Ehem. Kollegiatstift in der Stadt Bern und der Diözese Lausanne, 1484-85 gegr. und 1528 aufgehoben. Im Winter 1484-85 wurde die dem hl. Vinzenz geweihte Pfarrkirche (Münster) der Stadt Bern auf Betreiben des Rats aus der ab dem 13. Jh. bestehenden Abhängigkeit vom Dt. Orden gelöst und zu einem Kollegiatstift mit den Ämtern des Propsts, Dekans, Kantors und Kustos sowie 24 Kanonikaten (Amtsinhaber inbegriffen) erhoben.

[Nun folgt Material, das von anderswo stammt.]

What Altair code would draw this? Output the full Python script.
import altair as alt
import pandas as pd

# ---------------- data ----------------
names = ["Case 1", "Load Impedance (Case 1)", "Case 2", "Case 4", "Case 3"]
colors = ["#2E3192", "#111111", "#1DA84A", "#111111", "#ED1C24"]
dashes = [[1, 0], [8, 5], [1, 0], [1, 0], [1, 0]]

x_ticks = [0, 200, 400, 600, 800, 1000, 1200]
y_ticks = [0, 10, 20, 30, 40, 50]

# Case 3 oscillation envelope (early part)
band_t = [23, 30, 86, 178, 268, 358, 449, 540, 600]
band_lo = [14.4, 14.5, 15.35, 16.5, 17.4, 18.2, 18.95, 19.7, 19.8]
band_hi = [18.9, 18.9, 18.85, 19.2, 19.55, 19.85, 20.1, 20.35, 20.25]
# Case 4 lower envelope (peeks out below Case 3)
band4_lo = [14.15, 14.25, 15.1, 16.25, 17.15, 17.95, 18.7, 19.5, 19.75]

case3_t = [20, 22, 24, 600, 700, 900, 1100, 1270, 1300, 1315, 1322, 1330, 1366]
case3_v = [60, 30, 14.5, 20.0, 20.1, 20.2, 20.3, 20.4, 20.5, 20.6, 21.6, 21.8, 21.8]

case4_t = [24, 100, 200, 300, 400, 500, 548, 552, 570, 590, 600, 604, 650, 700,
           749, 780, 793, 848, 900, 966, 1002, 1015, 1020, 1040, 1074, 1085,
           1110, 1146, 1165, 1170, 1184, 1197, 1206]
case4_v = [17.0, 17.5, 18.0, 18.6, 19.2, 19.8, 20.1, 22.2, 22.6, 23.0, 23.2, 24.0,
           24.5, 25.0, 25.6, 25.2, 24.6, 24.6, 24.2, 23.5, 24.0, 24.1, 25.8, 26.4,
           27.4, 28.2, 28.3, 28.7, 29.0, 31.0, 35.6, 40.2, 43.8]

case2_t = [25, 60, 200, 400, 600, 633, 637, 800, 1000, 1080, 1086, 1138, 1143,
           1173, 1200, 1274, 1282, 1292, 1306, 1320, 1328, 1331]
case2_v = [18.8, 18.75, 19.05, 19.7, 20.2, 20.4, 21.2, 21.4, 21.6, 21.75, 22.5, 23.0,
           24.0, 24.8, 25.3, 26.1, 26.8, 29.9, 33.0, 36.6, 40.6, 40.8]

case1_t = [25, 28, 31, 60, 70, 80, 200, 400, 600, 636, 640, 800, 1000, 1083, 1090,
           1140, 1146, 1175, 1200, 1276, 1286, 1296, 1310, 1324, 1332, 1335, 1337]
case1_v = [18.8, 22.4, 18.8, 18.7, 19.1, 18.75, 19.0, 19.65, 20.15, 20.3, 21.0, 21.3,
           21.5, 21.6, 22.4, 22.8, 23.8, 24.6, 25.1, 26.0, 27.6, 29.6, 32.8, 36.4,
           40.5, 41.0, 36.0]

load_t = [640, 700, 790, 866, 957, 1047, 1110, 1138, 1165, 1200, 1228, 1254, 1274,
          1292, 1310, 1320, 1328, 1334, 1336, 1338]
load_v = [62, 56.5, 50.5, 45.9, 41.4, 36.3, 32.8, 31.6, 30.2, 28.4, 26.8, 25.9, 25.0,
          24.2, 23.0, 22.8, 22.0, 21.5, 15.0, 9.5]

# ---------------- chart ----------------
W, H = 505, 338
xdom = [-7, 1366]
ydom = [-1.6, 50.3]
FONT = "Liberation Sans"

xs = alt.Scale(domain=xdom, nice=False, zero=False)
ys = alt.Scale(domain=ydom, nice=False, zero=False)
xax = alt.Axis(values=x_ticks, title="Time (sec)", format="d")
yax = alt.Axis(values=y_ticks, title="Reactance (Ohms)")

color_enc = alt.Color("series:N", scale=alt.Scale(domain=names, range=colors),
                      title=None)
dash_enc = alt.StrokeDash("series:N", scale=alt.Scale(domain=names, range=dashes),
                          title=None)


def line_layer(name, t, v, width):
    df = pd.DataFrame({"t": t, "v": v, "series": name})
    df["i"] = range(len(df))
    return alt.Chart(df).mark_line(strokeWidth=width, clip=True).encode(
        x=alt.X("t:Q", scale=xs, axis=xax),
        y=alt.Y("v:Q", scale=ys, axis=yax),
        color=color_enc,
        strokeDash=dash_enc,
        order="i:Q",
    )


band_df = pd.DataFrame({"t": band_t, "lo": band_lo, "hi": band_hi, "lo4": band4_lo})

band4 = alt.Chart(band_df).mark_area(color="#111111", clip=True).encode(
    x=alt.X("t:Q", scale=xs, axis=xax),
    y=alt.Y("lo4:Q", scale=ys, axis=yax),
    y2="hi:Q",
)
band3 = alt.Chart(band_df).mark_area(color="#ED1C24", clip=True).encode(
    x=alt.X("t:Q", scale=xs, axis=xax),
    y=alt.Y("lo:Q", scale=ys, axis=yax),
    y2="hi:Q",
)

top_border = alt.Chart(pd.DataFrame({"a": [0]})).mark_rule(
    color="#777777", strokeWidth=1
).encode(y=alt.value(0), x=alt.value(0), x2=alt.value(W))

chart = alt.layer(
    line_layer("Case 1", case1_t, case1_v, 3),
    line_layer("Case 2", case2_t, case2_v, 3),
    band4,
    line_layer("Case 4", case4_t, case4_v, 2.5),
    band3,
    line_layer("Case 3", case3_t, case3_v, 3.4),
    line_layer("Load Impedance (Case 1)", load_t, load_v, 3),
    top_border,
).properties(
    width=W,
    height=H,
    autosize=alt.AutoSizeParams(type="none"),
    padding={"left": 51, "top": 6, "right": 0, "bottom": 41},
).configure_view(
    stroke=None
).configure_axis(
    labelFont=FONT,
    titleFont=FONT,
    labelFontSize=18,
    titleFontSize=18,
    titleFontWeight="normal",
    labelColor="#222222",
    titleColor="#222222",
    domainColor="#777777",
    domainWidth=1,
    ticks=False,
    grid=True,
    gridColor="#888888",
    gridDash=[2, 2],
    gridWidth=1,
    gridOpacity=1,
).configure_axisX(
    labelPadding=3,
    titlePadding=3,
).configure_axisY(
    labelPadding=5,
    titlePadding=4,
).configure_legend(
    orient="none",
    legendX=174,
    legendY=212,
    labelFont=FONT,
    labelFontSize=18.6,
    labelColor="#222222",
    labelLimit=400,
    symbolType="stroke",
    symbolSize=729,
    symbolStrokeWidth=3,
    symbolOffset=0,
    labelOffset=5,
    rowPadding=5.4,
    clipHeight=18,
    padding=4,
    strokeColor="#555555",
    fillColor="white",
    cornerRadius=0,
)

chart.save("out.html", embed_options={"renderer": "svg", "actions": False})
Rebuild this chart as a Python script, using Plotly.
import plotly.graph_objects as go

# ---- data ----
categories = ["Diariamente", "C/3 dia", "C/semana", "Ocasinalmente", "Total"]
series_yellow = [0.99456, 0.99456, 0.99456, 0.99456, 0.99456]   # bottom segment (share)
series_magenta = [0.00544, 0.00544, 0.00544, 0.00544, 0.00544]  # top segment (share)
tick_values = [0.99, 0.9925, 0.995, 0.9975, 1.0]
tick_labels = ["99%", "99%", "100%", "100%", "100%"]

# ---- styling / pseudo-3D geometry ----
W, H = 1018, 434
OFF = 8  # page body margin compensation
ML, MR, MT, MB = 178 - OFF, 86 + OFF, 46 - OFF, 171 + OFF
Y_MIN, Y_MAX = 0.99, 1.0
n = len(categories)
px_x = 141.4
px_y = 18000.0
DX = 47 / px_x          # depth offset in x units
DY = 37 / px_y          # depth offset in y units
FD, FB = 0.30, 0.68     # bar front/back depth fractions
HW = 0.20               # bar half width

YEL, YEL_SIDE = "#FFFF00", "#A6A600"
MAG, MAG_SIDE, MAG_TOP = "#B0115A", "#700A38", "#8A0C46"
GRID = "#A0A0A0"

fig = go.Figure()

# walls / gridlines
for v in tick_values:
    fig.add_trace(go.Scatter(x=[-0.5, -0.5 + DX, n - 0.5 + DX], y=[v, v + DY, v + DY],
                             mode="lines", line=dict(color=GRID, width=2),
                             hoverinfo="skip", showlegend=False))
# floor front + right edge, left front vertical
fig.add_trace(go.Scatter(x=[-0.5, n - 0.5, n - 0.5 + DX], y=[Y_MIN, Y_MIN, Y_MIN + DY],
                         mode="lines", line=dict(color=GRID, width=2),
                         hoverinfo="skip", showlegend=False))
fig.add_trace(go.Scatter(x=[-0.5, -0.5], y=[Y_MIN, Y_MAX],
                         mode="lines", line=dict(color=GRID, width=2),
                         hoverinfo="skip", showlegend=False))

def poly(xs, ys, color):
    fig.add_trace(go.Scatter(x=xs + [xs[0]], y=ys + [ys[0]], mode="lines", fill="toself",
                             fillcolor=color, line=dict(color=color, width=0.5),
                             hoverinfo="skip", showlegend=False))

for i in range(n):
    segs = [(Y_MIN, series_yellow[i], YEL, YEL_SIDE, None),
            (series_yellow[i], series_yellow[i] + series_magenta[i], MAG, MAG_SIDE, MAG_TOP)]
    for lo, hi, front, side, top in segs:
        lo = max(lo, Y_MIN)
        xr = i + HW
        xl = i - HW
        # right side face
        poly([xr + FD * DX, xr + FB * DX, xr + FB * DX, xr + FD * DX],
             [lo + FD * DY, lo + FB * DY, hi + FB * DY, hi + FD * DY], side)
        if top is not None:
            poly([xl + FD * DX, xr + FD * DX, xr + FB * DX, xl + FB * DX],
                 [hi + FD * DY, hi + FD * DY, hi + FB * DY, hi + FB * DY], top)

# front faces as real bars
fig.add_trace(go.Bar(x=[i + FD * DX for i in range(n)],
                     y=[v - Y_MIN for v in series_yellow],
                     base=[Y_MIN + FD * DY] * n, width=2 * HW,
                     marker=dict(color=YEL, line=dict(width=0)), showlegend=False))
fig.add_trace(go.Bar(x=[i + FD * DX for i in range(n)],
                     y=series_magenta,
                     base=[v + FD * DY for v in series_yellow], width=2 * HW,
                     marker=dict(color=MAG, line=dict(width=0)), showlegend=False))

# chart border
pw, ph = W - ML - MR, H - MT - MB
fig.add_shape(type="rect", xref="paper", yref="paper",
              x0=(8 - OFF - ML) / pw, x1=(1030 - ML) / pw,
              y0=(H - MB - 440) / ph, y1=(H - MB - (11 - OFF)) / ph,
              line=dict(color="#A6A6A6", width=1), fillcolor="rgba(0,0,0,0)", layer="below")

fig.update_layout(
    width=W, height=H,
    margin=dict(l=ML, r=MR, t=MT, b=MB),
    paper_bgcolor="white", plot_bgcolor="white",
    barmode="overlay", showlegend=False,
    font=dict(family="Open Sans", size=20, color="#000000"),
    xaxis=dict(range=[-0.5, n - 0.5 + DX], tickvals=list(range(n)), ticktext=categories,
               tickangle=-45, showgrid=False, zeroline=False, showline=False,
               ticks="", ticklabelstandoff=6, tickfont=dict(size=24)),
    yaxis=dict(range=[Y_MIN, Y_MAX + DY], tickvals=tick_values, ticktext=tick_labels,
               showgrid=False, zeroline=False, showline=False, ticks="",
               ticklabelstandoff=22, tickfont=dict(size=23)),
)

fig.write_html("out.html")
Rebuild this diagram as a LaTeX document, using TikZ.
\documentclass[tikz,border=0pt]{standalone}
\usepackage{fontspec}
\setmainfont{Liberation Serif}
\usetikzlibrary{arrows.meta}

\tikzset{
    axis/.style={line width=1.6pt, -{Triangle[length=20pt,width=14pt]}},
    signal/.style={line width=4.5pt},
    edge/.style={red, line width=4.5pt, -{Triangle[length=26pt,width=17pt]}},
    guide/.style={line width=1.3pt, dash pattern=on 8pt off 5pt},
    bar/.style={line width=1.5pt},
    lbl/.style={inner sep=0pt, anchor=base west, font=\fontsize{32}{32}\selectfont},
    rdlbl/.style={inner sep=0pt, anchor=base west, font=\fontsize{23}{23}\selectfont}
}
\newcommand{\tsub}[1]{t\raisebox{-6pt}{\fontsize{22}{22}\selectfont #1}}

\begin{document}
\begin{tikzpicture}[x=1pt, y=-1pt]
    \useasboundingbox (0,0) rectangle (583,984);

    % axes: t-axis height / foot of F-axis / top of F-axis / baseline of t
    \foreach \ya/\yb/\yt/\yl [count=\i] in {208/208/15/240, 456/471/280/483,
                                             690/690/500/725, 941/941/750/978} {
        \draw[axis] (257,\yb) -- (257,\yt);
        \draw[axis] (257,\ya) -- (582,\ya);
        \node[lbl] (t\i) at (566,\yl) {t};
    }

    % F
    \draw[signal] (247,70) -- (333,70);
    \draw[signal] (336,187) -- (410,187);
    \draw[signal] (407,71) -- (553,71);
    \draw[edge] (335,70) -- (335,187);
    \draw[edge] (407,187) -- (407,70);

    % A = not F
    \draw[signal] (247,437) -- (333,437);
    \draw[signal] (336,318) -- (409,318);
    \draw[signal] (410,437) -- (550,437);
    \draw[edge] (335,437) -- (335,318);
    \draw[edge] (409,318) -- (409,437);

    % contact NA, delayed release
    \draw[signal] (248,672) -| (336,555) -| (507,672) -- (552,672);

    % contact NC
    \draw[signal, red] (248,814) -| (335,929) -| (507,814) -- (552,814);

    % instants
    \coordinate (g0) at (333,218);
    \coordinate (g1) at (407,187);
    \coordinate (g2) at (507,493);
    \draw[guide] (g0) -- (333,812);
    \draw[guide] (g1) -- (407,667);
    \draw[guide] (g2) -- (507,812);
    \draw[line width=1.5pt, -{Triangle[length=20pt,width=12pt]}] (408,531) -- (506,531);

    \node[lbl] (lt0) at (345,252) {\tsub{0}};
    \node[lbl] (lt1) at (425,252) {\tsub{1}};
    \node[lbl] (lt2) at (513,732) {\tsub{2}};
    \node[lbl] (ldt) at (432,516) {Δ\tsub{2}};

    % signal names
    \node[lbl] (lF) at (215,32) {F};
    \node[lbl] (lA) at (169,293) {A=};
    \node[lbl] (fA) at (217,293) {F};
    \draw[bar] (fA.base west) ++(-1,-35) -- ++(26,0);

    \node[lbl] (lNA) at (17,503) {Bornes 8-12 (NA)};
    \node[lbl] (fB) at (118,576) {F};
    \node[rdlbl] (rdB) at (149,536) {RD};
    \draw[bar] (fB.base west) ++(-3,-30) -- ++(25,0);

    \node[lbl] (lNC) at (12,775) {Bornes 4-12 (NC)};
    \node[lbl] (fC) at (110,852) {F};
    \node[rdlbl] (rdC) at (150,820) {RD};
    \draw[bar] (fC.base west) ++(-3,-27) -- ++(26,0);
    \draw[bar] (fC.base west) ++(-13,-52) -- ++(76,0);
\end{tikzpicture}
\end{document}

Dem neuen Stift wurden das Kollegiatstift Amsoldingen, das Augustinerinnenkloster Interlaken sowie die Cluniazenserpriorate Münchenwiler, St. Petersinsel und Rüeggisberg und in den folgenden Jahren auch die Pfarrkirche Ins, das Augustinerpriorat Därstetten und das Augustinerinnenkloster Frauenkappelen inkorporiert; Versuche, die westschweiz.-savoy. Abteien Filly (Chablais), Bonmont, Lac-de-Joux, Grandson und Romainmôtier zu inkorporieren, schlugen dagegen nach 1512 fehl. Die Beziehungen zur Stadt Bern waren im Stiftsvertrag vom 4.3.1485 geregelt. Das Stift war als sog. Stadtstift (gemäss Guy Paul Marchal) in hohem Mass vom Rat abhängig; dieser half ihm zwar über manche Anfangsschwierigkeiten hinweg, ging aber, nachdem er sich einmal für die Reformation entschieden hatte, bei der Aufhebung des Stifts 1528 ebenso rücksichtslos vor wie bei dessen Gründung.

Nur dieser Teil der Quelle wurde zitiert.